LOUD on Planet X is as simple as it looks. It’s a rhythm based action game that’s best described as part Guitar Hero, part Plants vs Zombies. It’s not as refined as either of those titles, but there’s a certain level of charm within its idea — even if that charm doesn’t last for as long as one might like.
You’re in control of a band who have been abducted by aliens. Placed on the aliens’ home planet, you have to fend off their attacks through the power of music. Each of your band’s speakers are lined up alongside one of four lanes, meaning activating music in that direction causes a blast of sound aimed straight at the aliens coming at you. See how this is just like Plants vs Zombies?
The trick here is to keep to the beat of the song. Simply tap on the lane to activate music at just the right moment, and the wave flies across the screen. Time it badly and, well, nothing happens. Timing is down to listening out, but also tapping just when the outside of the screen pulses to indicate the beat. It’s not pinpoint accurate, which is quite the issue for this kind of game, but you’ll soon get the hang of LOUD on Planet X’s oddities.

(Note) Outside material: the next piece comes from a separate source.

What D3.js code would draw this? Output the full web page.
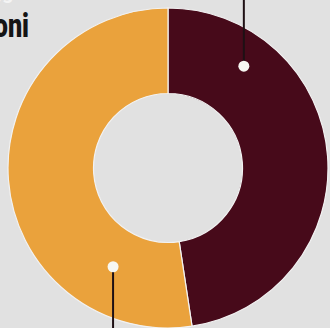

Keep hitting the aliens at just the right moment and you gain some power-ups, further enhancing your alien bashing skills. They’re usually pretty effective bonuses too, so you have an extra reason to time things just right.
Much like other lane defense games, LOUD on Planet X allows for so much failure before it’s game over. The speakers protect you from attack but they break down after a time. They can be fixed by holding a finger to them, but in that time you’re open to attack elsewhere. Often, there’s little time to fix the speakers so you really don’t want to be in this position. That’s where the challenge of the game comes into play, with harder difficulty levels proving particularly fearsome.
The issue here is that you don’t feel fully engaged with the music, meaning that LOUD on Planet X soon feels a little repetitive. The musical choices are pretty good. There’s music from well known indie artists such as CHVRCHES and Tegan and Sara, as well as lesser known but no less appealing tracks. However, you don’t feel fully invested in the songs presented. They’re great to listen to, but keeping to the beat doesn’t feel quite as natural as in other rhythm games. Instead, you’re just focusing on getting the slightly unusual timing just right here, while also listening to the music on the side. That’s a weird disconnect at times.
There’s also the issue that LOUD on Planet X doesn’t change things up sufficiently. Sure, it’s quite fun, but you’ve seen most of what it has to offer very early on. It’s the change of music that will keep you playing rather than new game mechanics. A boss battle at the end is quite the challenge, but a flurry of new power-ups or bonuses would have been much more welcomed.
What LOUD on Planet X offers in imaginative thinking, it doesn’t quite follow through in its execution. It’s fun, but that fun is limited. Though if you’re a big fan of one of the bands featured, you’re sure to enjoy it more than most.